Technology Battles: What's the clamor all about? Node.js vs PHP

Since the industry has seen a growth in distribution of mobile arm architecture products ( i.e. iphone, ipad, android products), there has been an explosion of server side frameworks and software that promises to feast the unending desire of these little buggers to consume real-time content everywhere they go.

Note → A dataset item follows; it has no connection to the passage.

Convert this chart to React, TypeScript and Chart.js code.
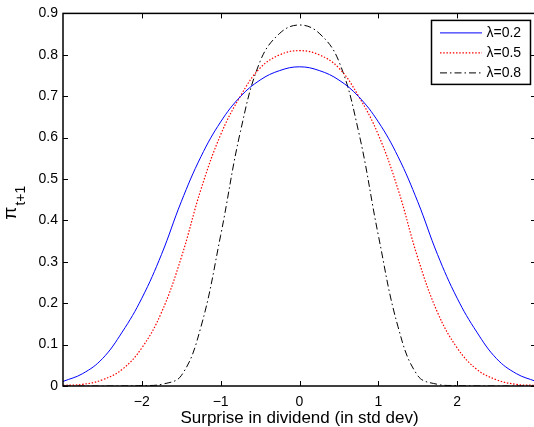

In such a mobile, ad-hoc, and spontaneos ecosystem of client devices, it makes sense to use more javascript (to create a full user interface experience rather than "web pages"), because it works everywhere from desktops to iphones. An obvious implication of using ample javascript (if it is actually doing usefull work rather than creating bubbles on the page) is there will be an increase in the frequency and volume of clients' requests to the server. A page that was just loaded before now is loading ten other things when the user is playing with it. Now for an application that doesn't get many hits may work fine with any server side technology, but when the user base grows the number of http requests to the web server grow by an expensive factor with the emergence of new client side technologies. The number of http requests have a direct implication on the amount of memory and processing being consumed on the server, so to not unneccesarily waste our resources and keep buying new servers we always have keep an eye out for better ways to do things. In some cases older pre-fork process for each request models might not even be able to scale to our requirements even after throwing bigs chunks of money at the infrastructure.

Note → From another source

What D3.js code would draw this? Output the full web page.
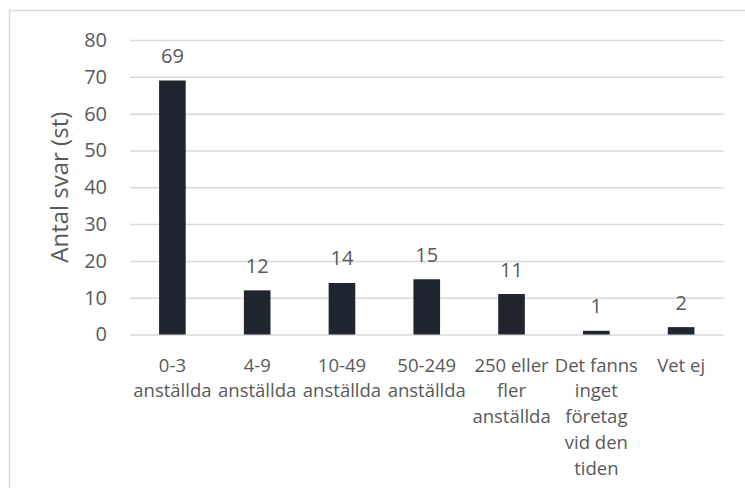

"Node.js vs PHP" is a debate whose emergence can be associated directly to such resource implications on the server of having many little devices running javascript in the hands of people trying to enjoy your content (be glad). PHP and its frameworks have been around for years, it is reputable techonology and is being used everywhere, and there is alot of re-usable secure code available for it. Node.js on the other hand is a relatively newer framework, which can be basically looked at as the Google v8 javascript engine plus a built-in TCP/IP stack that can allow you to implement network services such as a webserver (v8-cgi can be used to accomplish the same task http://code.google.com/p/v8cgi/ with apache, however nodejs does solve concurrency issues out the box), but there is hope that Google V8-CGI might solve these issues aswell as they are rolling newer innovations. We normally use NodeJS in conjuction with NGINX as a reverse proxy to be able to handle lots of requests with caching, be able to serve static files without having to bother with nodeJS, and avoid same-domain-policy issues on browsers.

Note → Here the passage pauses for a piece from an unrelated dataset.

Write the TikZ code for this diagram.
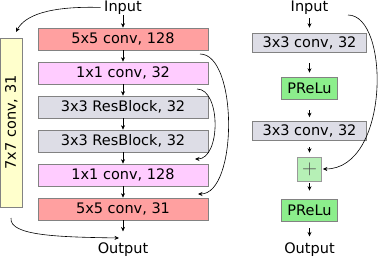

The main benefit of using Node.js for an application is that it provides non-blocking IO due to the inherent nature of javascript, and hence is thread safe (or can be made thread safe easily) meaning there is no need to a have a seperate operating system process for each web request and waste all that memory and processing power on waiting on IO operations as your kernel blocks the processeses causing lots of context switching overhead. PHP working with Apache on the other hand will use OS processes to complete each web request. But keep in mind apache gives you the option to use different Multi Processor Modules (MPM: http://httpd.apache.org/docs/2.0/mpm.html), but since all PHP libraries are not thread safe they may need to be either modified or a different MPM must be used. The prefork MPM works great but when the number of http requests grow or are anticipated to grow because of ample use of javascript on the client side it is imporant to weight out all competent technologies available before starting a project.

Maciej has performed excellent benchmark testing between Apache/PHP and Node.js, which can be found at: http://zgadzaj.com/benchmarking-nodejs-basic-performance-tests-against-apache-php

Do keep in mind he is using the prefork MPM that gets shipped with Ubuntu, which is the slowest, other mpm make use of threads and events rather than processes and hence are faster and more scalable. In our experience PHP-FPM with NGINX can really work wonders.